In this structure, when picking up paper sheets, the belt is run, the solenoid valve is opened, and the suction nozzle is operated to hold each paper sheet on the belt using a suction force. Further, when continuously feeding paper sheets, the solenoid valve is closed regularly in accordance with the feeding timing of each paper sheet, thereby providing gaps between sequentially fed paper sheets.
However, in the above structure, even if the solenoid valve is closed to stop suction by the suction nozzle, the negative pressure exerted on a paper sheet cannot quickly be eliminated where the paper sheet is held by the belt. Accordingly, even if the on-off cycle of the solenoid valve is shortened to feed paper sheets at high speed, high-speed feeding of paper sheets cannot be realized since the negative pressure exerted on the paper sheets cannot quickly be eliminated. This being so, paper sheets cannot quickly be picked up with certain gaps provided between them. Further, when the negative pressure cannot instantly be eliminated, simultaneous pickup of two stacked paper sheets will easily occur.
FIGS. 18 and 19 are schematic views of a conventional solenoid valve 100. FIG. 18 shows a state in which the solenoid valve 100 is open, and FIG. 19 shows a state in which the solenoid valve 100 is closed.
In general, the solenoid valve 100 comprises a coil 104 for axially moving a substantially cylindrical plunger 102, a chamber 106 (only shown in FIG. 18) containing the plunger 102, and two holes 108a and 109a formed in the bottom of the chamber 106 through which two tubes 108 and 109 are connected to the chamber. If the solenoid valve 100 is used in the above-mentioned apparatus of U.S. Pat. No. 5,391,051, the suction nozzle and the vacuum tank are connected to the two tubes 108 and 109, respectively.
When opening the solenoid valve 100, current is supplied to the coil 104 to pull the plunger 102 out of the chamber 106 and cause the two holes 108a and 109a to communicate with each other via the chamber 106. In contrast, when closing the solenoid valve 100, the supply of current to the coil 104 is stopped to push the plunger 102 into the chamber 106 and bring the bottom of the plunger 102 into contact with the bottom of the chamber 106. As a result, the two holes 108a and 109a are blocked, and a fluid channel 110 connecting the two tubes 108 and 109 is blocked.
The solenoid valve 100, however, has great inertia since it is opened and closed by axially moving the plunger 102. If the diameter of the tubes 108 and 109 is increased to increase the amount of introduced air, it is necessary to increase the diameter of the plunger 102 for blocking the holes 108a and 109a, and hence the solenoid valve 100 will have still greater inertia.

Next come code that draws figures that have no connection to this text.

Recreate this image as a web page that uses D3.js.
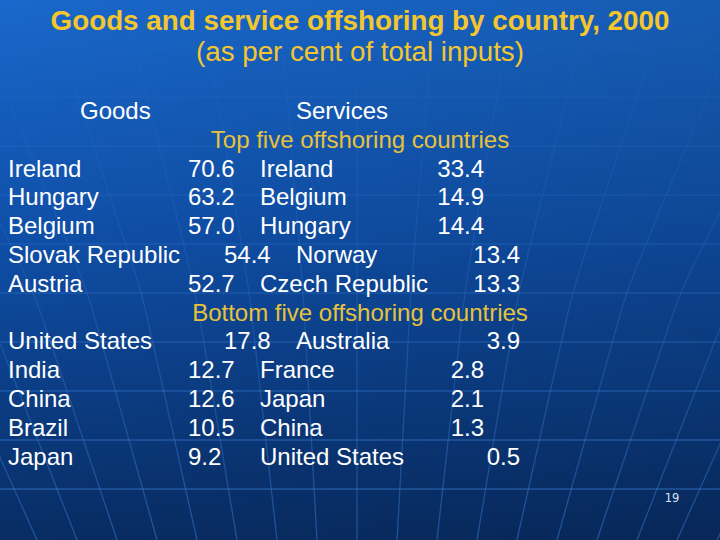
<!DOCTYPE html>
<html>
<head>
<meta charset="utf-8">
<script src="https://cdn.jsdelivr.net/npm/d3@7/dist/d3.min.js"></script>
<style>
  html, body { margin: 0; padding: 0; background: #0b3a80; }
  svg { display: block; }
</style>
</head>
<body>
<svg id="chart" width="720" height="540"></svg>
<script>
// ---- data ----
const titleText = "Goods and service offshoring by country, 2000";
const subtitleText = "(as per cent of total inputs)";
const columnHeaders = ["Goods", "Services"];
const sectionLabels = ["Top five offshoring countries", "Bottom five offshoring countries"];

const goodsTopCountries = ["Ireland", "Hungary", "Belgium", "Slovak Republic", "Austria"];
const goodsTopValues = [70.6, 63.2, 57.0, 54.4, 52.7];
const servicesTopCountries = ["Ireland", "Belgium", "Hungary", "Norway", "Czech Republic"];
const servicesTopValues = [33.4, 14.9, 14.4, 13.4, 13.3];

const goodsBottomCountries = ["United States", "India", "China", "Brazil", "Japan"];
const goodsBottomValues = [17.8, 12.7, 12.6, 10.5, 9.2];
const servicesBottomCountries = ["Australia", "France", "Japan", "China", "United States"];
const servicesBottomValues = [3.9, 2.8, 2.1, 1.3, 0.5];

const pageNumber = "19";

// ---- layout (tab stops of the original slide) ----
const rowTabShiftTop = [0, 0, 0, 1, 0];
const valueTabShiftTop = [0, 0, 0, 0, 1];
const rowTabShiftBottom = [1, 0, 0, 0, 0];
const valueTabShiftBottom = [0, 0, 0, 0, 1];

const W = 720, H = 540;
const svg = d3.select("#chart");
const defs = svg.append("defs");

const bg = defs.append("linearGradient").attr("id", "bg")
  .attr("x1", 0).attr("y1", 0).attr("x2", 0).attr("y2", 1);
bg.append("stop").attr("offset", "0%").attr("stop-color", "#1968CB");
bg.append("stop").attr("offset", "45%").attr("stop-color", "#0F4EA6");
bg.append("stop").attr("offset", "100%").attr("stop-color", "#082C63");

const shade = defs.append("linearGradient").attr("id", "shade")
  .attr("x1", 0).attr("y1", 0).attr("x2", 1).attr("y2", 0);
shade.append("stop").attr("offset", "0%").attr("stop-color", "#000").attr("stop-opacity", 0);
shade.append("stop").attr("offset", "100%").attr("stop-color", "#000").attr("stop-opacity", 0.12);

const fade = defs.append("linearGradient").attr("id", "fade")
  .attr("x1", 0).attr("y1", 0).attr("x2", 0).attr("y2", 1);
fade.append("stop").attr("offset", "0%").attr("stop-color", "#fff").attr("stop-opacity", 0.1);
fade.append("stop").attr("offset", "35%").attr("stop-color", "#fff").attr("stop-opacity", 0.35);
fade.append("stop").attr("offset", "100%").attr("stop-color", "#fff").attr("stop-opacity", 1);
defs.append("mask").attr("id", "gridMask")
  .append("rect").attr("width", W).attr("height", H).attr("fill", "url(#fade)");

svg.append("rect").attr("width", W).attr("height", H).attr("fill", "url(#bg)");
svg.append("rect").attr("width", W).attr("height", H).attr("fill", "url(#shade)");

// ---- globe grid decoration ----
const grid = svg.append("g").attr("fill", "none").attr("stroke", "#3f86e0")
  .attr("stroke-width", 1.3).attr("mask", "url(#gridMask)");
const parallelY = d3.range(-1, 9).map(k => 97 + 49 * k);
grid.selectAll("line.par").data(parallelY).enter().append("line")
  .attr("x1", 0).attr("x2", W).attr("y1", d => d).attr("y2", d => d)
  .attr("stroke-opacity", 0.5);
const spread = d3.scaleLinear().domain([540, 290, 0]).range([40, 54, 78]);
const meridians = d3.range(-9, 10);
const line = d3.line().curve(d3.curveBasis);
grid.selectAll("path.mer").data(meridians).enter().append("path")
  .attr("d", k => line(d3.range(0, 541, 30).map(y => [357 + k * spread(y), y])))
  .attr("stroke-opacity", 0.45);

// ---- text ----
const font = "'Liberation Sans', Arial, Helvetica, sans-serif";
const yellow = "#F4C62E";
const labelYellow = "#E6C23C";

svg.append("text").attr("x", W / 2).attr("y", 30)
  .attr("text-anchor", "middle").attr("font-family", font)
  .attr("font-weight", "bold").attr("font-size", 27.8).attr("fill", yellow)
  .text(titleText);
svg.append("text").attr("x", W / 2).attr("y", 61)
  .attr("text-anchor", "middle").attr("font-family", font)
  .attr("font-size", 27.7).attr("fill", yellow)
  .text(subtitleText);

const lineY = d3.scaleLinear().domain([0, 12]).range([119, 464.6]);
const tab = d3.scaleLinear().domain([0, 1]).range([8, 44]);
const fmt = d3.format(".1f");

const body = svg.append("g").attr("font-family", font).attr("font-size", 24).attr("fill", "#FFFFFF");

body.selectAll("text.head").data(columnHeaders).enter().append("text")
  .attr("x", (d, i) => tab(i === 0 ? 2 : 8)).attr("y", lineY(0)).text(d => d);

body.selectAll("text.sec").data(sectionLabels).enter().append("text")
  .attr("x", W / 2).attr("y", (d, i) => lineY(i === 0 ? 1 : 7))
  .attr("text-anchor", "middle").attr("fill", labelYellow).text(d => d);

function section(startLine, gC, gV, sC, sV, rowShift, valShift) {
  const rows = gC.map((c, i) => ({
    gc: c, gv: gV[i], sc: sC[i], sv: sV[i],
    y: lineY(startLine + i), r: rowShift[i], v: valShift[i]
  }));
  const g = body.append("g");
  g.selectAll("text.gc").data(rows).enter().append("text")
    .attr("x", tab(0)).attr("y", d => d.y).text(d => d.gc);
  g.selectAll("text.gv").data(rows).enter().append("text")
    .attr("x", d => tab(5 + d.r)).attr("y", d => d.y).text(d => fmt(d.gv));
  g.selectAll("text.sc").data(rows).enter().append("text")
    .attr("x", d => tab(7 + d.r)).attr("y", d => d.y).text(d => d.sc);
  g.selectAll("text.sv").data(rows).enter().append("text")
    .attr("x", d => tab(13 + d.r + d.v) + 8).attr("y", d => d.y)
    .attr("text-anchor", "end").text(d => fmt(d.sv));
}
section(2, goodsTopCountries, goodsTopValues, servicesTopCountries, servicesTopValues,
  rowTabShiftTop, valueTabShiftTop);
section(8, goodsBottomCountries, goodsBottomValues, servicesBottomCountries, servicesBottomValues,
  rowTabShiftBottom, valueTabShiftBottom);

svg.append("text").attr("x", 672).attr("y", 502).attr("text-anchor", "middle")
  .attr("font-family", "'DejaVu Sans', sans-serif").attr("font-size", 11.5)
  .attr("fill", "#D8E4F8").text(pageNumber);
</script>
</body>
</html>
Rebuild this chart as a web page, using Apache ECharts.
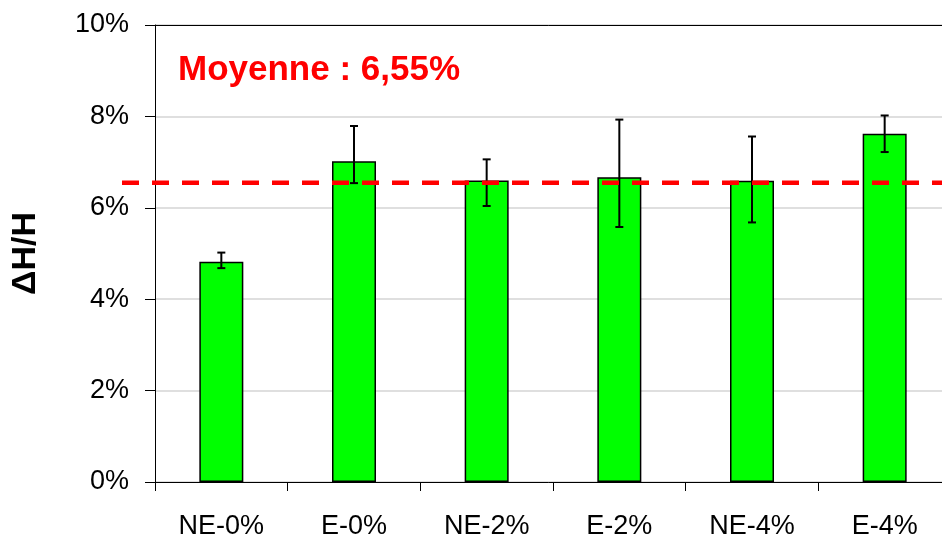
<!DOCTYPE html>
<html>
<head>
<meta charset="utf-8">
<script src="https://cdn.jsdelivr.net/npm/echarts@6/dist/echarts.min.js"></script>
<style>
  html, body { margin: 0; padding: 0; background: #fff; }
  #chart { width: 942px; height: 538px; }
</style>
</head>
<body>
<div id="chart"></div>
<script>
// Relative height change per sample (%)
const categories = ['NE-0%', 'E-0%', 'NE-2%', 'E-2%', 'NE-4%', 'E-4%'];
const values = [4.82, 7.02, 6.60, 6.67, 6.59, 7.62];
const errLow = [4.68, 6.54, 6.04, 5.58, 5.68, 7.22];
const errHigh = [5.02, 7.79, 7.06, 7.93, 7.56, 8.02];
const mean = 6.55;
const yTicks = [0, 2, 4, 6, 8, 10];

const FONT = '"Liberation Sans", Arial, sans-serif';
const chart = echarts.init(document.getElementById('chart'), null, { renderer: 'canvas' });

const meanLabel = 'Moyenne : ' + mean.toFixed(2).replace('.', ',') + '%';

chart.setOption({
  animation: false,
  backgroundColor: '#ffffff',
  grid: [
    { left: 155, width: 796, top: 25, bottom: 56, outerBoundsMode: 'none', containLabel: false },
    { left: 122, width: 829, top: 25, bottom: 56, outerBoundsMode: 'none', containLabel: false }
  ],
  xAxis: [
    {
      type: 'category', gridIndex: 0, data: categories, position: 'bottom',
      axisLine: { lineStyle: { color: '#000', width: 1 } },
      axisTick: { show: true, length: 9, lineStyle: { color: '#000' } },
      axisLabel: { color: '#000', fontSize: 27, fontFamily: FONT, margin: 31 }
    },
    {
      type: 'category', gridIndex: 0, data: categories, position: 'top',
      axisLine: { show: true, lineStyle: { color: '#000', width: 1 } },
      axisTick: { show: false }, axisLabel: { show: false }
    },
    { type: 'value', gridIndex: 1, min: 0, max: 1, show: false }
  ],
  yAxis: [
    {
      type: 'value', gridIndex: 0, min: yTicks[0], max: yTicks[yTicks.length - 1], interval: 2,
      name: 'ΔH/H', nameLocation: 'middle', nameRotate: 90, nameGap: 112,
      nameTextStyle: { color: '#000', fontSize: 34, fontWeight: 'bold', fontFamily: FONT },
      axisLine: { show: true, lineStyle: { color: '#000', width: 1 } },
      axisTick: { show: true, length: 10, lineStyle: { color: '#000' } },
      axisLabel: { color: '#000', fontSize: 27, fontFamily: FONT, margin: 26, formatter: v => v + '%' },
      splitLine: { show: true, lineStyle: { color: '#d4d4d4', width: 1.5 } }
    },
    { type: 'value', gridIndex: 1, min: 0, max: 10, show: false }
  ],
  graphic: [{
    type: 'text', left: 178, top: 53, z: 100,
    style: { text: meanLabel, fill: '#ff0000', font: 'bold 35px ' + FONT }
  }],
  series: [
    {
      type: 'bar', xAxisIndex: 0, yAxisIndex: 0, data: values, barWidth: 44,
      itemStyle: { color: '#00ff00', borderColor: '#000', borderWidth: 1.5 },
      z: 2
    },
    {
      type: 'custom', xAxisIndex: 0, yAxisIndex: 0, z: 3,
      data: categories.map((c, i) => [i, errLow[i], errHigh[i]]),
      renderItem: function (params, api) {
        const lo = api.coord([api.value(0), api.value(1)]);
        const hi = api.coord([api.value(0), api.value(2)]);
        const cap = 4;
        const style = { stroke: '#000', lineWidth: 2 };
        return {
          type: 'group',
          children: [
            { type: 'line', shape: { x1: lo[0], y1: lo[1], x2: hi[0], y2: hi[1] }, style },
            { type: 'line', shape: { x1: hi[0] - cap, y1: hi[1], x2: hi[0] + cap, y2: hi[1] }, style },
            { type: 'line', shape: { x1: lo[0] - cap, y1: lo[1], x2: lo[0] + cap, y2: lo[1] }, style }
          ]
        };
      }
    },
    {
      type: 'line', xAxisIndex: 2, yAxisIndex: 1, z: 5,
      data: [[0, mean], [1, mean]], symbol: 'none', silent: true,
      lineStyle: { color: '#ff0000', width: 4.5, type: [17, 13] }
    }
  ]
});
</script>
</body>
</html>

Further, when the solenoid valve 100 is opened, much time is required until air flows into the chamber 106 to make the pressure therein reach a preset value, after the coil 104 is energized to move the plunger 102. Namely, the response of the solenoid valve 100 is slow until air starts to circulate after power is supplied. In contrast, when the solenoid valve 100 is closed, the plunger 102 moves slowly since it is pushed into the chamber 106 against the preset pressure therein. Namely, the conventional solenoid valve 100 slowly operates when the coil 104 is energized and de-energized.
Therefore, if the solenoid valve 100 is used between the suction nozzle and the vacuum tank as in the mail feeding apparatus disclosed in U.S. Pat. No. 5,391,051, high-speed pickup of paper sheets cannot be realized because of the previously mentioned problem concerning elimination of negative pressure, and also because of the slow response of the solenoid valve 100 itself.
In addition, if the solenoid valve 100 is used in the mail feeding apparatus of U.S. Pat. No. 5,391,051, it is difficult to hold a relatively large and heavy paper sheet on the belt with holes, using vacuum pressure introduced through the holes. To be more specific, when the solenoid valve 100 is open, it is necessary to circulate air through a channel bent at several positions as shown in FIG. 18, which causes high passing resistance and hence makes it difficult to increase the flow of the air. This means that it is difficult to draw a relatively large amount of air through the suction nozzle, and therefore to hold a heavy paper sheet using vacuum pressure.